Keduanya merupakan murid dari Supolo, guru besar yang mengembangkan ilmu pencak silat di Temenggungan yang memiliki rasa ingin tahu tinggi untuk mempelajari ilmu bela diri. Supolo lahir pada 1890 dan meninggal pada 1978.

"Karena ingin tahu, saat menginjak dewasa, Pak Supolo berusaha melihat orang kuno latihan silat, yang dipimpin Pak Pusponggo. Muridnya hanya satu sampai dua. Karena bukan muridnya Pak Supolo hanya melihat proses latihan itu, lantas di rumah dipraktikkan," tutur Djanoto Dulhaji, saat ditemui Merdeka Banyuwangi di rumahnya, Temenggungan Selasa, (22/3).

 

Menurut Djanoto, sebelum guru besarnya Supolo menemukan metode baru pencak silat, jurus yang digunakan era itu hanya pukul-kelit, (pukul-menghindar). Sampai akhirnya Supolo berhasil merumuskan bebrapa jurus dan metode bela diri baru. Dia merupakan guru besar atau yang menemukan metode silat asli Temenggungan tersebut.

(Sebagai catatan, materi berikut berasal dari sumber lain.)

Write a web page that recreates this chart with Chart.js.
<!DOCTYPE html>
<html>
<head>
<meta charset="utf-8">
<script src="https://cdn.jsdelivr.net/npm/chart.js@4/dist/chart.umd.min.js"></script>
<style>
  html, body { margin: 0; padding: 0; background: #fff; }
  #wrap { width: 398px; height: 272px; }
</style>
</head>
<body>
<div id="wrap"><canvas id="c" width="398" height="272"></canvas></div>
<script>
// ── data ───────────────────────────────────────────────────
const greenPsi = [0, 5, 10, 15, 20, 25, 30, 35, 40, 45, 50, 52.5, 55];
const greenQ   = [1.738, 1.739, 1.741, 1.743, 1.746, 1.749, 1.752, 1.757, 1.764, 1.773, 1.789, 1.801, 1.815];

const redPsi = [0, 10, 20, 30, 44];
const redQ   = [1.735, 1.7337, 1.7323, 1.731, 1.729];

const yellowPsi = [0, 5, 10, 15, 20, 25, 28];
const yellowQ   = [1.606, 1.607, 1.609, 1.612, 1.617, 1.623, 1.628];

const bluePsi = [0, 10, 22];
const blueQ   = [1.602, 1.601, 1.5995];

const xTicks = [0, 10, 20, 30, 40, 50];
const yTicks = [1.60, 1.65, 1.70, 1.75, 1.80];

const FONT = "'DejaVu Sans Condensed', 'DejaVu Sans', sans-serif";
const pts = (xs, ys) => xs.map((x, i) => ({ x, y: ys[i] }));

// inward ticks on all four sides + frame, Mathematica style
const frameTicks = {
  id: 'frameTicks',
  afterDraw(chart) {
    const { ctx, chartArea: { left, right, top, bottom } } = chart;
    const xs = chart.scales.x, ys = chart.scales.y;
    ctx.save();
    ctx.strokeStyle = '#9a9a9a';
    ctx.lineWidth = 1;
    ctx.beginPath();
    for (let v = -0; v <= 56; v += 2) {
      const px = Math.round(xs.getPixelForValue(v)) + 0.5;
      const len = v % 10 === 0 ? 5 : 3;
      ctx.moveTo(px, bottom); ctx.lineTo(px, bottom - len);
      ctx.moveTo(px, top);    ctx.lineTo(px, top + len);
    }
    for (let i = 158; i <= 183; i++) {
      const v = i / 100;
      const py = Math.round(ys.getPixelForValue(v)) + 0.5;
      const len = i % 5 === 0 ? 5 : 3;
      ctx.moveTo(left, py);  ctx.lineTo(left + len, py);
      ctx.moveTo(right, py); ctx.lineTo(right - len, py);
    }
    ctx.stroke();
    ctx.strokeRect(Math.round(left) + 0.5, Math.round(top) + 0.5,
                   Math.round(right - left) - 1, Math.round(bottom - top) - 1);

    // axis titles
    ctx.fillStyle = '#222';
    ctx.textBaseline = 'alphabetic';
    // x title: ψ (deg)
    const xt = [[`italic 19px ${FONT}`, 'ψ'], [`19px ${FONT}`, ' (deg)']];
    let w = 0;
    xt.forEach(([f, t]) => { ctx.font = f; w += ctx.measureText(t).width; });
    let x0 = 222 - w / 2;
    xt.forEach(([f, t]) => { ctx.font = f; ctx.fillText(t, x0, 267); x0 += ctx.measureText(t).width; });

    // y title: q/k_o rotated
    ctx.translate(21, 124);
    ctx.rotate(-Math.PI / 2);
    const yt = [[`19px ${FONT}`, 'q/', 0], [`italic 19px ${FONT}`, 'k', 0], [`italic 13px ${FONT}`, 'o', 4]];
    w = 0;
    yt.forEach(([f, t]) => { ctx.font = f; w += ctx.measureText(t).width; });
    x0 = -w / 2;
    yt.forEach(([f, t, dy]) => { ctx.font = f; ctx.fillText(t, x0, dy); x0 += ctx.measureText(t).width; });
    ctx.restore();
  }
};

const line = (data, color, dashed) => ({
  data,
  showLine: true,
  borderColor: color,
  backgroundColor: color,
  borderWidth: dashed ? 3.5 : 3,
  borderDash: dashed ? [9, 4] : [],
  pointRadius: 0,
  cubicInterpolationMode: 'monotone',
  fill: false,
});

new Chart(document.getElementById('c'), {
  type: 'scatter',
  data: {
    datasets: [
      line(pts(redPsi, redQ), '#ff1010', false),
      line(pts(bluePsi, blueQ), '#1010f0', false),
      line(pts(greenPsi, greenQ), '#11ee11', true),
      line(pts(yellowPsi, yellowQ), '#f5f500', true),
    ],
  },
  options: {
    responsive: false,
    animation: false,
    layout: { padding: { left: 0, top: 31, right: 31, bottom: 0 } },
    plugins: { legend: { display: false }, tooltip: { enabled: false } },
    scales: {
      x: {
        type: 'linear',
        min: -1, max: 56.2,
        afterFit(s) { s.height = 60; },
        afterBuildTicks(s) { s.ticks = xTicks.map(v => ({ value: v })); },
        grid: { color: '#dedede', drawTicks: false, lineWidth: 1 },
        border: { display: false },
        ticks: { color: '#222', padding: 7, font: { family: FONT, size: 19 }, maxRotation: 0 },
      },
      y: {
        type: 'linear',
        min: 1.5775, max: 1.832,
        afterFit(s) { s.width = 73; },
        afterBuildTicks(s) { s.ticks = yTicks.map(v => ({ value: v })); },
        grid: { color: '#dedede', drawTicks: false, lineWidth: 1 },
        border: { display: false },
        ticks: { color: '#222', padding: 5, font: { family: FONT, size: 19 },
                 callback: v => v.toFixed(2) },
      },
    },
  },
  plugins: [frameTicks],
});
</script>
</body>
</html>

"Jurus Supolo, setelah ABC jurus dasar, meningkat ke kelitan (menghindar), meningkat lagi ke tangkepan (menangkap), meningkat lagi ke lepasan, orang dipegang bagaimana bisa melepaskan," ujarnya.

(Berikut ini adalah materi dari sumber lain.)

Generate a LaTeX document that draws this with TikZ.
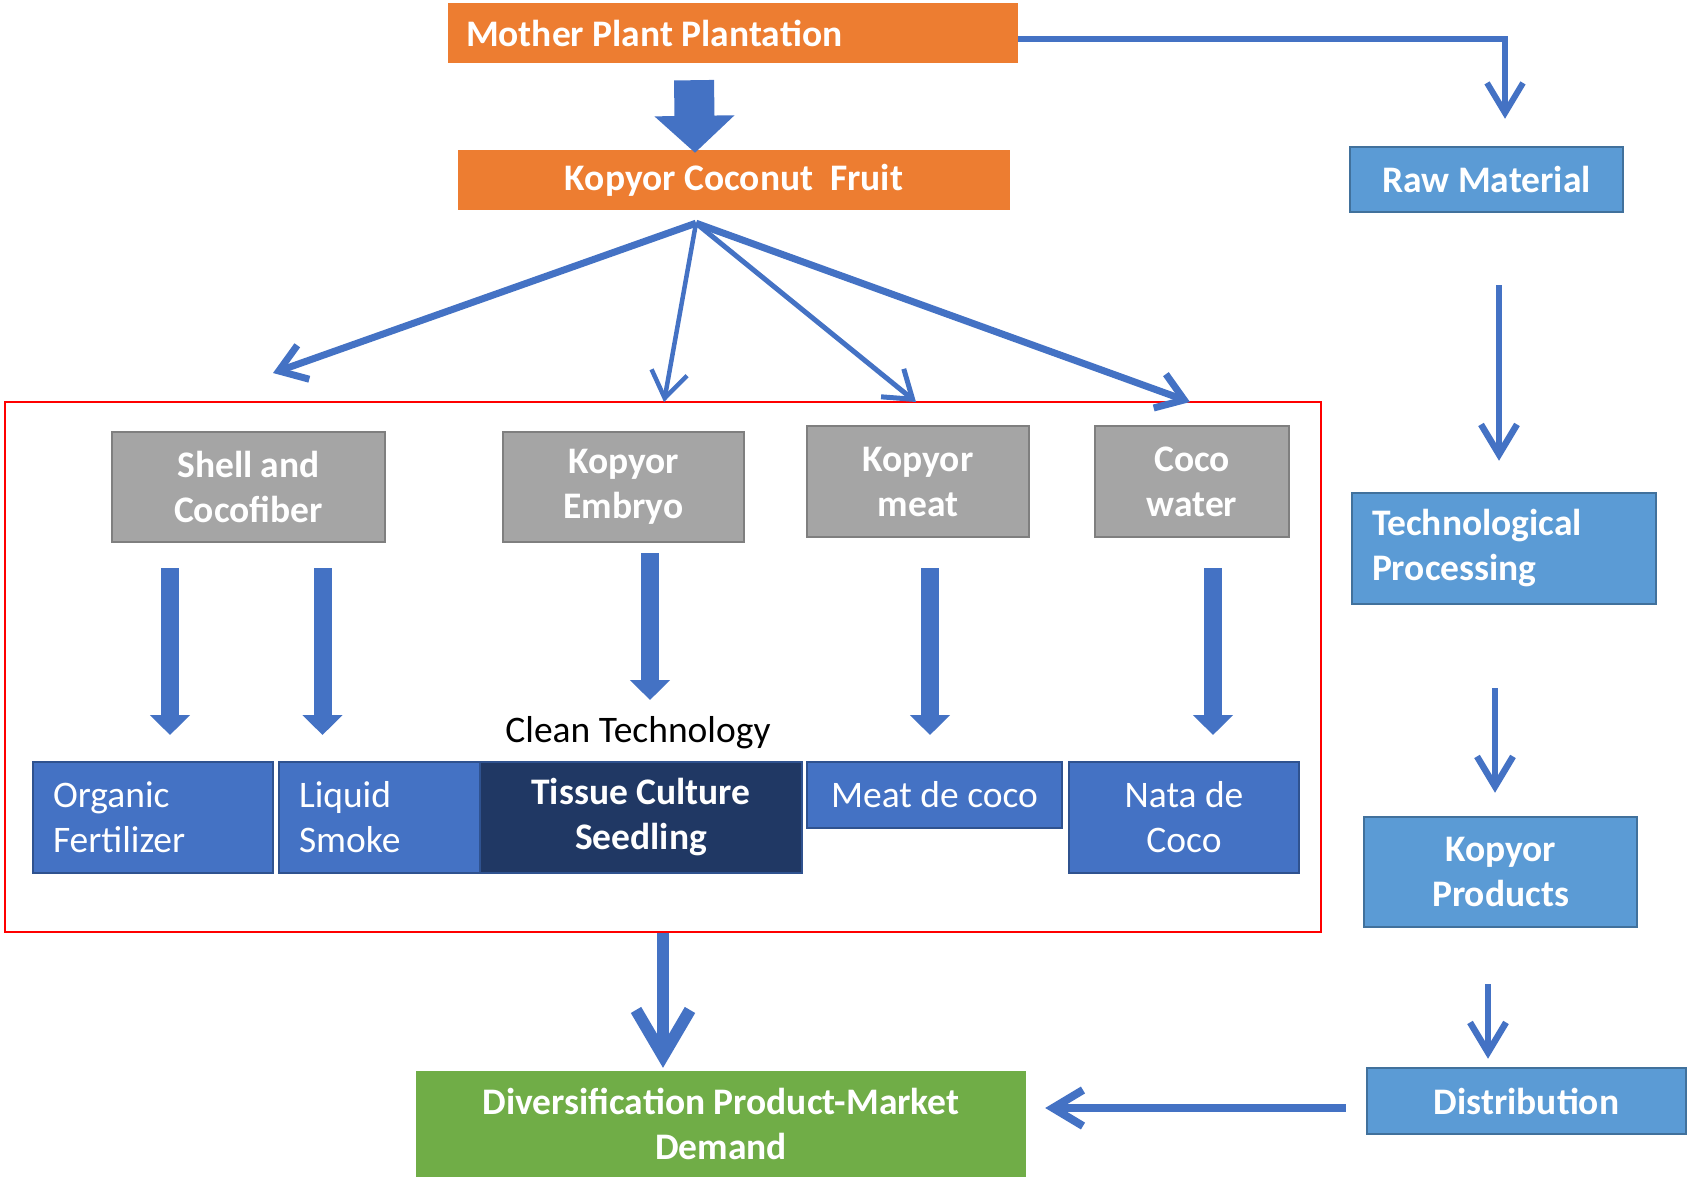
\documentclass[tikz,border=0pt]{standalone}
\usepackage{fontspec}
\setmainfont{Carlito}
\usepackage{xcolor}
\usepackage{tikz}
\usetikzlibrary{arrows.meta}
\definecolor{kOrange}{HTML}{ED7D31}
\definecolor{kBlue}{HTML}{4472C4}
\definecolor{kBlueLine}{HTML}{2F528F}
\definecolor{kLight}{HTML}{5B9BD5}
\definecolor{kLightLine}{HTML}{41719C}
\definecolor{kGrey}{HTML}{A5A5A5}
\definecolor{kGreyLine}{HTML}{7F7F7F}
\definecolor{kNavy}{HTML}{203864}
\definecolor{kGreen}{HTML}{70AD47}
\tikzset{
	every node/.style = {font=\fontsize{37.5}{45}\selectfont, inner sep=0},
	orangebox/.style = {rectangle, fill=kOrange, text=white, font=\fontsize{37.5}{45}\selectfont\bfseries},
	greybox/.style = {rectangle, fill=kGrey, draw=kGreyLine, line width=2.5pt, text=white, align=flush center, font=\fontsize{37.5}{45}\selectfont\bfseries},
	lightbox/.style = {rectangle, fill=kLight, draw=kLightLine, line width=2.5pt, text=white, align=flush center, font=\fontsize{37.5}{45}\selectfont\bfseries},
	bluebox/.style = {rectangle, fill=kBlue, draw=kBlueLine, line width=2pt, text=white, align=flush center},
	navybox/.style = {bluebox, fill=kNavy, font=\fontsize{37.5}{45}\selectfont\bfseries},
	greenbox/.style = {rectangle, fill=kGreen, text=white, align=flush center, font=\fontsize{37.5}{45}\selectfont\bfseries},
	thinarrow/.style = {draw=kBlue, line width=6.5pt, -{Straight Barb[length=30pt, width=36pt]}},
	fanarrow/.style = {draw=kBlue, line width=6pt, -{Straight Barb[length=26pt, width=36pt]}},
	bigarrow/.style = {draw=kBlue, line width=12pt, -{Straight Barb[length=46pt, width=54pt]}},
	blockarrow/.style = {draw=kBlue, line width=18pt, -{Triangle[length=20pt, width=39pt]}}
}
\begin{document}
\begin{tikzpicture}[x=1pt, y=-1pt]
	\useasboundingbox (0,0) rectangle (1691,1181);
	\node[orangebox, minimum width=570pt, minimum height=60pt, text width=534pt, align=flush left] (mother) at (733,33) {Mother Plant Plantation};
	\node[orangebox, minimum width=552pt, minimum height=60pt, align=flush center] (fruit) at (734,180) {Kopyor Coconut\ \ Fruit};
	\node[lightbox, minimum width=273pt, minimum height=65pt] (raw) at (1486.5,179.5) {Raw Material};
	\node[lightbox, minimum width=304pt, minimum height=111pt, text width=264pt, align=flush left] (tech) at (1504,548.5) {Technological\\Processing};
	\node[lightbox, minimum width=273pt, minimum height=110pt] (products) at (1500.5,872) {Kopyor\\Products};
	\node[lightbox, minimum width=319pt, minimum height=66pt] (distribution) at (1526.5,1101) {Distribution};
	\node[greenbox, minimum width=610pt, minimum height=106pt] (market) at (721,1124) {Diversification Product-Market\\Demand};
	
	\node[draw=red, line width=2pt, minimum width=1316pt, minimum height=530pt] (frame) at (663,667) {};
	\node[greybox, minimum width=273pt, minimum height=110pt] (shell) at (248.5,487) {Shell and\\Cocofiber};
	\node[greybox, minimum width=241pt, minimum height=110pt] (embryo) at (623.5,487) {Kopyor\\Embryo};
	\node[greybox, minimum width=222pt, minimum height=111pt] (meat) at (918,481.5) {Kopyor\\meat};
	\node[greybox, minimum width=194pt, minimum height=111pt] (water) at (1192,481.5) {Coco\\water};
	
	\node[bluebox, minimum width=240pt, minimum height=111pt, text width=200pt, align=flush left] (fertilizer) at (153,817.5) {Organic\\Fertilizer};
	\node[bluebox, minimum width=201pt, minimum height=111pt, text width=161pt, align=flush left] (smoke) at (379.5,817.5) {Liquid\\Smoke};
	\node[navybox, minimum width=322pt, minimum height=111pt] (seedling) at (641,817.5) {Tissue Culture\\Seedling};
	\node[bluebox, minimum width=255pt, minimum height=66pt] (meatcoco) at (934.5,795) {Meat de coco};
	\node[bluebox, minimum width=230pt, minimum height=111pt] (nata) at (1184,817.5) {Nata de\\Coco};
	\node (cleantech) at (638,733) {Clean Technology};
	
	\coordinate (fan) at ([xshift=-38pt, yshift=-13pt]fruit.south);
	\coordinate (fanshell) at (273,373);
	\coordinate (fanembryo) at (664,402);
	\coordinate (fanmeat) at (916,402);
	\coordinate (fanwater) at (1190,402);
	
	\draw[blockarrow, line width=40pt, -{Triangle[length=37pt, width=78pt]}] ([xshift=-39pt, yshift=-17pt]mother.south) -- ([xshift=-39pt, yshift=-3pt]fruit.north);
	\draw[fanarrow, line width=7pt] (fan) -- (fanshell);
	\draw[fanarrow, line width=4.5pt] (fan) -- (fanembryo);
	\draw[fanarrow, line width=5pt] (fan) -- (fanmeat);
	\draw[fanarrow, line width=7pt] (fan) -- (fanwater);
	
	\draw[blockarrow] ([xshift=-78.5pt, yshift=-25pt]shell.south) -- ([xshift=17pt, yshift=26pt]fertilizer.north);
	\draw[blockarrow] ([xshift=74pt, yshift=-25pt]shell.south) -- ([xshift=-57pt, yshift=26pt]smoke.north);
	\draw[blockarrow] ([xshift=26.5pt, yshift=-10pt]embryo.south) -- ([xshift=9pt, yshift=61pt]seedling.north);
	\draw[blockarrow] ([xshift=12pt, yshift=-30pt]meat.south) -- ([xshift=-4.5pt, yshift=26pt]meatcoco.north);
	\draw[blockarrow] ([xshift=21pt, yshift=-30pt]water.south) -- ([xshift=29pt, yshift=26pt]nata.north);
	
	\draw[thinarrow, line width=6pt] ([yshift=-6pt]mother.east) -| ([xshift=18.5pt, yshift=27pt]raw.north);
	\draw[thinarrow] ([xshift=12.5pt, yshift=-72pt]raw.south) -- ([xshift=-5pt, yshift=31pt]tech.north);
	\draw[thinarrow] ([xshift=-9pt, yshift=-83pt]tech.south) -- ([xshift=-5.5pt, yshift=23pt]products.north);
	\draw[thinarrow] ([xshift=-12.5pt, yshift=-56pt]products.south) -- ([xshift=-38.5pt, yshift=8pt]distribution.north);
	\draw[thinarrow, line width=8pt] ([xshift=-20pt, yshift=-7pt]distribution.west) -- ([xshift=19pt, yshift=16pt]market.east);
	\draw[bigarrow] (frame.south) -- ([xshift=-58pt, yshift=3pt]market.north);
\end{tikzpicture}
\end{document}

Djanoto, sebagai salah satu murid Supolo yang tersisa di Temenggungan, bercerita bahwa silat bukan untuk menyerang orang. Tetapi untuk pertahanan. "Itu Filosofi dari Pak Supolo, jadi banyak yang jurus jurusnya strategi bertahan. Ini belum terbentuk organisasinya. Masih liar," ujarnya.

Baru pada 1970, dia bersama Sidik Mulyo, seorang dokter hewan, mendirikan Swaka Pasung Laska. Swaka memiliki arti tempat, sedangkan Pasung dimaknai membelenggu, dari segala hal termasuk hawa nafsu. Untuk yang terakhir, Laska, bermakna dengan kekuatan satu juta. "Karena tidak terukur kekuatannya, anggap satu juta," jelasnya.

Pendekar SPL tertua dari temenggungan

 

Djanoto Dulhaji, pria kelahiran 1942 ini menjadi orang yang dipasrahi oleh gurunya Supolo untuk melanjutkan dan melestarikan ilmu pencak silatnya. Pencak silat asli Temenggungan ini akhirnya memiliki nama sejak Djanoto bersama Sidik Mulyo memberi nama Swaka Pasung Laska pada 1970.

"Tahun 1972 sampai 1973, seni pencak silat Temenggungan menguasai Jawa Timur," tutur Djanoto kepada Merdeka Banyuwangi, Selasa (22), saat ditemui di rumahnya, Temenggungan.

"Setelah Pak Polo meninggal, saya yang dipasrahi untuk meneruskan. Saya melatih tidak pilih-pilih, kaya miskin semua. Dan tidak dibayar," jelas Djanoto.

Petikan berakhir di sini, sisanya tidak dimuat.